**Task material:**
════

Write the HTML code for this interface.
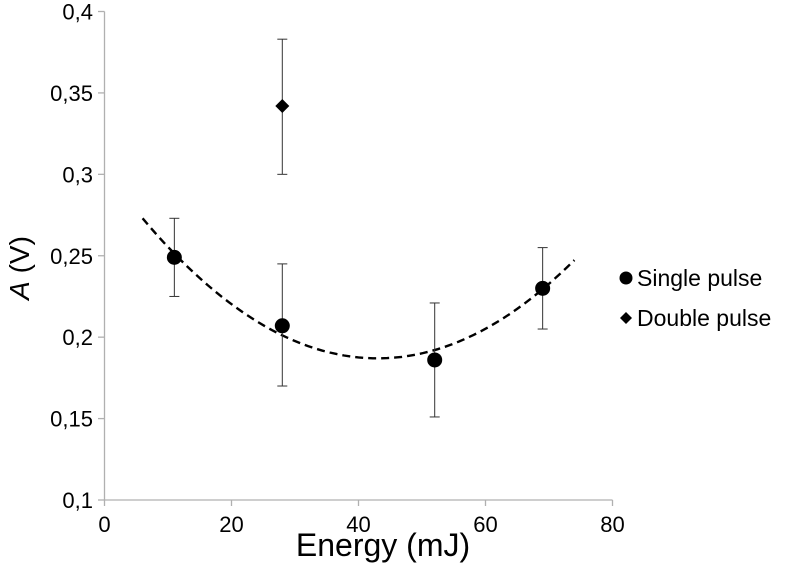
<!DOCTYPE html>
<html><head><meta charset="utf-8"><style>
html,body{margin:0;padding:0;background:#fff;}
svg text{font-family:"Liberation Sans",Arial,sans-serif;fill:#000;}
</style></head><body>
<svg width="788" height="581" viewBox="0 0 788 581">
<g id="axes"></g><g id="marks"></g>
<g>
 <g><circle cx="626" cy="278" r="6.5" fill="#000"/><text x="637" y="286" font-size="23">Single pulse</text></g>
 <g><path d="M626 312 L632 318 L626 324 L620 318 Z" fill="#000"/><text x="637" y="326" font-size="23">Double pulse</text></g>
</g>
<text x="383" y="556" font-size="32" text-anchor="middle">Energy (mJ)</text>
<text transform="translate(29,268) rotate(-90)" font-size="28" text-anchor="middle"><tspan font-style="italic">A</tspan> (V)</text>
</svg>
<script>
const xTicks=[0,20,40,60,80];
const yTicks=[0.1,0.15,0.2,0.25,0.3,0.35,0.4];
const yTickLabels=["0,1","0,15","0,2","0,25","0,3","0,35","0,4"];
const singleX=[11,28,52,69];
const singleY=[0.249,0.207,0.186,0.230];
const singleLo=[0.225,0.170,0.151,0.205];
const singleHi=[0.273,0.245,0.221,0.255];
const doubleX=[28];
const doubleY=[0.342];
const doubleLo=[0.300];
const doubleHi=[0.383];
const fitCoef=[6.28e-5,43,0.187]; // a*(x-h)^2+k
const fitRange=[6,74];
const X=v=>104.5+v*(612.5-104.5)/80;
const Y=v=>500-(v-0.1)*(500-11.5)/0.3;
const NS="http://www.w3.org/2000/svg";
function mk(t,a,p){const e=document.createElementNS(NS,t);for(const k in a)e.setAttribute(k,a[k]);p.appendChild(e);return e;}
const ax=document.getElementById('axes'),mg=document.getElementById('marks');
let l=mk('line',{x1:X(0),y1:Y(0.1),x2:X(80),y2:Y(0.1),stroke:'#b0b0b0','stroke-width':1.3},ax);


l=mk('line',{x1:X(0),y1:Y(0.1),x2:X(0),y2:Y(0.4),stroke:'#b0b0b0','stroke-width':1.3},ax);


xTicks.forEach(v=>{
 const t=mk('line',{x1:X(v),y1:500,x2:X(v),y2:506,stroke:'#b0b0b0','stroke-width':1.3},ax);
 
 
 const tx=mk('text',{x:X(v),y:532,'font-size':22,'text-anchor':'middle'},ax);tx.textContent=v;
 
 
});
yTicks.forEach((v,i)=>{
 const t=mk('line',{x1:98,y1:Y(v),x2:X(0),y2:Y(v),stroke:'#b0b0b0','stroke-width':1.3},ax);
 
 
 const tx=mk('text',{x:93,y:Y(v)+8,'font-size':22,'text-anchor':'end'},ax);tx.textContent=yTickLabels[i];
 
 
});
let d='';for(let i=0;i<=60;i++){const x=fitRange[0]+(fitRange[1]-fitRange[0])*i/60;const y=fitCoef[0]*(x-fitCoef[1])**2+fitCoef[2];d+=(i?'L':'M')+X(x).toFixed(1)+' '+Y(y).toFixed(1);}
const fp=mk('path',{d:d,fill:'none',stroke:'#000','stroke-width':2.4,'stroke-dasharray':'8,5'},mg);


function err(x,lo,hi){
 const g=mk('g',{stroke:'#333','stroke-width':1},mg);
 
 
 mk('line',{x1:X(x),y1:Y(lo),x2:X(x),y2:Y(hi)},g);
 mk('line',{x1:X(x)-5,y1:Y(lo),x2:X(x)+5,y2:Y(lo)},g);
 mk('line',{x1:X(x)-5,y1:Y(hi),x2:X(x)+5,y2:Y(hi)},g);
}
singleX.forEach((x,i)=>{
 err(x,singleLo[i],singleHi[i]);
 const c=mk('circle',{cx:X(x),cy:Y(singleY[i]),r:7.5,fill:'#000'},mg);
 
 
});
doubleX.forEach((x,i)=>{
 err(x,doubleLo[i],doubleHi[i]);
 const cx=X(x),cy=Y(doubleY[i]);
 const p=mk('path',{d:`M${cx} ${cy-7} L${cx+7} ${cy} L${cx} ${cy+7} L${cx-7} ${cy} Z`,fill:'#000'},mg);
 
 
});
</script>
</body></html>
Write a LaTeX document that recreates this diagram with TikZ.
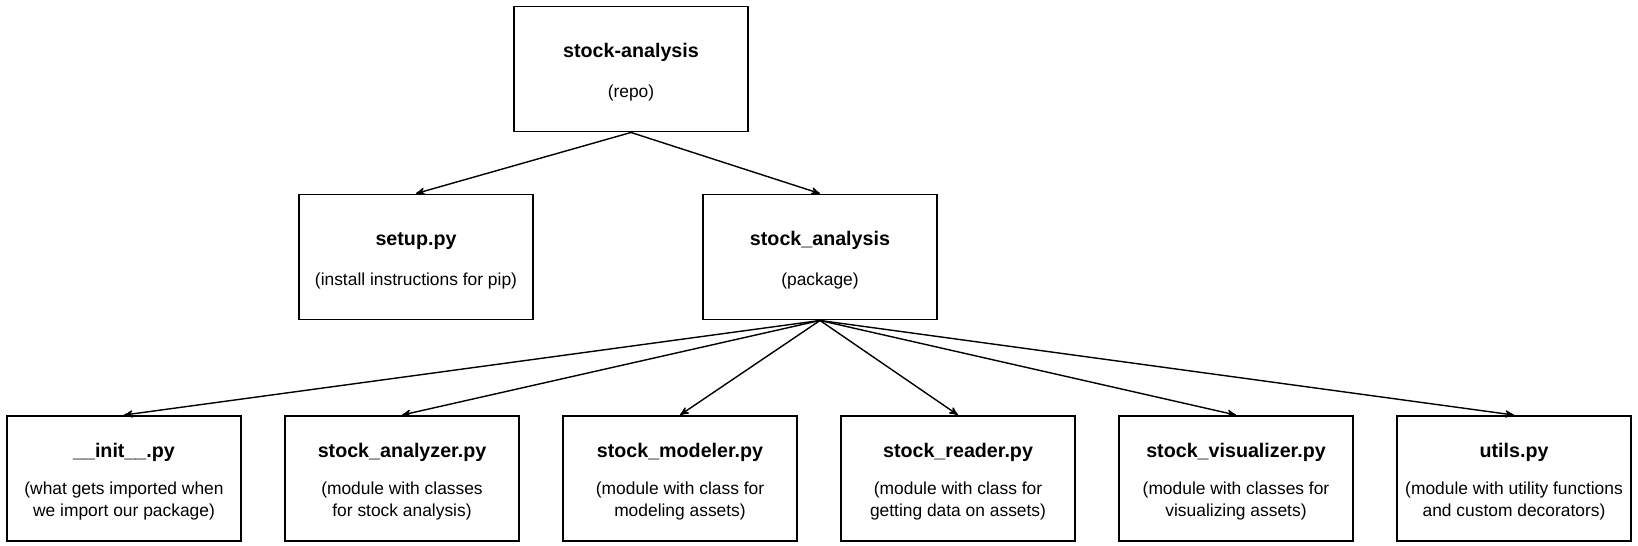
\documentclass[tikz,border=0pt]{standalone}
\usepackage{fontspec}
\setmainfont{Liberation Sans}
\usetikzlibrary{arrows}
\tikzset{
  modbox/.style = {rectangle, draw=black, line width=1.1pt, align=center,
    inner sep=0pt, minimum width=4.68cm, minimum height=2.5cm,
    font=\fontsize{9.9}{13}\selectfont},
  link/.style = {->, >=stealth', line width=0.8pt}% parent -> child
}
\newcommand{\modname}[2][9.5pt]{%
  {\rule{0pt}{12pt}\fontsize{11.2}{13}\selectfont\bfseries #2}\\[#1]}

\begin{document}
\begin{tikzpicture}
\useasboundingbox (0,0) rectangle (32.76,-10.9);
% repo and package
\node [modbox] (repo) at (12.62,-1.38) {\modname{stock-analysis}(repo)};
\node [modbox] (setup) at (8.32,-5.14) {\modname{setup.py}(install instructions for pip)};
\node [modbox] (pkg) at (16.40,-5.14) {\modname{stock\_analysis}(package)};
% modules
\node [modbox] (init) at (2.48,-9.57)
  {\modname[7.8pt]{\_\_init\_\_.py}(what gets imported when\\we import our package)};
\node [modbox] (analyzer) at (8.04,-9.57)
  {\modname[7.8pt]{stock\_analyzer.py}(module with classes\\for stock analysis)};
\node [modbox] (modeler) at (13.60,-9.57)
  {\modname[7.8pt]{stock\_modeler.py}(module with class for\\modeling assets)};
\node [modbox] (reader) at (19.16,-9.57)
  {\modname[7.8pt]{stock\_reader.py}(module with class for\\getting data on assets)};
\node [modbox] (visualizer) at (24.72,-9.57)
  {\modname[7.8pt]{stock\_visualizer.py}(module with classes for\\visualizing assets)};
\node [modbox] (utils) at (30.28,-9.57)
  {\modname[7.8pt]{utils.py}(module with utility functions\\and custom decorators)};

\draw [link] (repo.south) -- (setup.north);
\draw [link] (repo.south) -- (pkg.north);
\draw [link] (pkg.south) -- (init.north);
\draw [link] (pkg.south) -- (analyzer.north);
\draw [link] (pkg.south) -- (modeler.north);
\draw [link] (pkg.south) -- (reader.north);
\draw [link] (pkg.south) -- (visualizer.north);
\draw [link] (pkg.south) -- (utils.north);
\end{tikzpicture}
\end{document}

════

Transcribe the entries above verbatim, omitting their pictures.

Write the HTML code for this interface.
<!DOCTYPE html>
<html><head><meta charset="utf-8"><style>
html,body{margin:0;padding:0;background:#fff;}
svg text{font-family:"Liberation Sans",Arial,sans-serif;fill:#000;}
</style></head><body>
<svg width="788" height="581" viewBox="0 0 788 581">
<g id="axes"></g><g id="marks"></g>
<g>
 <g><circle cx="626" cy="278" r="6.5" fill="#000"/><text x="637" y="286" font-size="23">Single pulse</text></g>
 <g><path d="M626 312 L632 318 L626 324 L620 318 Z" fill="#000"/><text x="637" y="326" font-size="23">Double pulse</text></g>
</g>
<text x="383" y="556" font-size="32" text-anchor="middle">Energy (mJ)</text>
<text transform="translate(29,268) rotate(-90)" font-size="28" text-anchor="middle"><tspan font-style="italic">A</tspan> (V)</text>
</svg>
<script>
const xTicks=[0,20,40,60,80];
const yTicks=[0.1,0.15,0.2,0.25,0.3,0.35,0.4];
const yTickLabels=["0,1","0,15","0,2","0,25","0,3","0,35","0,4"];
const singleX=[11,28,52,69];
const singleY=[0.249,0.207,0.186,0.230];
const singleLo=[0.225,0.170,0.151,0.205];
const singleHi=[0.273,0.245,0.221,0.255];
const doubleX=[28];
const doubleY=[0.342];
const doubleLo=[0.300];
const doubleHi=[0.383];
const fitCoef=[6.28e-5,43,0.187]; // a*(x-h)^2+k
const fitRange=[6,74];
const X=v=>104.5+v*(612.5-104.5)/80;
const Y=v=>500-(v-0.1)*(500-11.5)/0.3;
const NS="http://www.w3.org/2000/svg";
function mk(t,a,p){const e=document.createElementNS(NS,t);for(const k in a)e.setAttribute(k,a[k]);p.appendChild(e);return e;}
const ax=document.getElementById('axes'),mg=document.getElementById('marks');
let l=mk('line',{x1:X(0),y1:Y(0.1),x2:X(80),y2:Y(0.1),stroke:'#b0b0b0','stroke-width':1.3},ax);


l=mk('line',{x1:X(0),y1:Y(0.1),x2:X(0),y2:Y(0.4),stroke:'#b0b0b0','stroke-width':1.3},ax);


xTicks.forEach(v=>{
 const t=mk('line',{x1:X(v),y1:500,x2:X(v),y2:506,stroke:'#b0b0b0','stroke-width':1.3},ax);
 
 
 const tx=mk('text',{x:X(v),y:532,'font-size':22,'text-anchor':'middle'},ax);tx.textContent=v;
 
 
});
yTicks.forEach((v,i)=>{
 const t=mk('line',{x1:98,y1:Y(v),x2:X(0),y2:Y(v),stroke:'#b0b0b0','stroke-width':1.3},ax);
 
 
 const tx=mk('text',{x:93,y:Y(v)+8,'font-size':22,'text-anchor':'end'},ax);tx.textContent=yTickLabels[i];
 
 
});
let d='';for(let i=0;i<=60;i++){const x=fitRange[0]+(fitRange[1]-fitRange[0])*i/60;const y=fitCoef[0]*(x-fitCoef[1])**2+fitCoef[2];d+=(i?'L':'M')+X(x).toFixed(1)+' '+Y(y).toFixed(1);}
const fp=mk('path',{d:d,fill:'none',stroke:'#000','stroke-width':2.4,'stroke-dasharray':'8,5'},mg);


function err(x,lo,hi){
 const g=mk('g',{stroke:'#333','stroke-width':1},mg);
 
 
 mk('line',{x1:X(x),y1:Y(lo),x2:X(x),y2:Y(hi)},g);
 mk('line',{x1:X(x)-5,y1:Y(lo),x2:X(x)+5,y2:Y(lo)},g);
 mk('line',{x1:X(x)-5,y1:Y(hi),x2:X(x)+5,y2:Y(hi)},g);
}
singleX.forEach((x,i)=>{
 err(x,singleLo[i],singleHi[i]);
 const c=mk('circle',{cx:X(x),cy:Y(singleY[i]),r:7.5,fill:'#000'},mg);
 
 
});
doubleX.forEach((x,i)=>{
 err(x,doubleLo[i],doubleHi[i]);
 const cx=X(x),cy=Y(doubleY[i]);
 const p=mk('path',{d:`M${cx} ${cy-7} L${cx+7} ${cy} L${cx} ${cy+7} L${cx-7} ${cy} Z`,fill:'#000'},mg);
 
 
});
</script>
</body></html>
Write a LaTeX document that recreates this diagram with TikZ.
\documentclass[tikz,border=0pt]{standalone}
\usepackage{fontspec}
\setmainfont{Liberation Sans}
\usetikzlibrary{arrows}
\tikzset{
  modbox/.style = {rectangle, draw=black, line width=1.1pt, align=center,
    inner sep=0pt, minimum width=4.68cm, minimum height=2.5cm,
    font=\fontsize{9.9}{13}\selectfont},
  link/.style = {->, >=stealth', line width=0.8pt}% parent -> child
}
\newcommand{\modname}[2][9.5pt]{%
  {\rule{0pt}{12pt}\fontsize{11.2}{13}\selectfont\bfseries #2}\\[#1]}

\begin{document}
\begin{tikzpicture}
\useasboundingbox (0,0) rectangle (32.76,-10.9);
% repo and package
\node [modbox] (repo) at (12.62,-1.38) {\modname{stock-analysis}(repo)};
\node [modbox] (setup) at (8.32,-5.14) {\modname{setup.py}(install instructions for pip)};
\node [modbox] (pkg) at (16.40,-5.14) {\modname{stock\_analysis}(package)};
% modules
\node [modbox] (init) at (2.48,-9.57)
  {\modname[7.8pt]{\_\_init\_\_.py}(what gets imported when\\we import our package)};
\node [modbox] (analyzer) at (8.04,-9.57)
  {\modname[7.8pt]{stock\_analyzer.py}(module with classes\\for stock analysis)};
\node [modbox] (modeler) at (13.60,-9.57)
  {\modname[7.8pt]{stock\_modeler.py}(module with class for\\modeling assets)};
\node [modbox] (reader) at (19.16,-9.57)
  {\modname[7.8pt]{stock\_reader.py}(module with class for\\getting data on assets)};
\node [modbox] (visualizer) at (24.72,-9.57)
  {\modname[7.8pt]{stock\_visualizer.py}(module with classes for\\visualizing assets)};
\node [modbox] (utils) at (30.28,-9.57)
  {\modname[7.8pt]{utils.py}(module with utility functions\\and custom decorators)};

\draw [link] (repo.south) -- (setup.north);
\draw [link] (repo.south) -- (pkg.north);
\draw [link] (pkg.south) -- (init.north);
\draw [link] (pkg.south) -- (analyzer.north);
\draw [link] (pkg.south) -- (modeler.north);
\draw [link] (pkg.south) -- (reader.north);
\draw [link] (pkg.south) -- (visualizer.north);
\draw [link] (pkg.south) -- (utils.north);
\end{tikzpicture}
\end{document}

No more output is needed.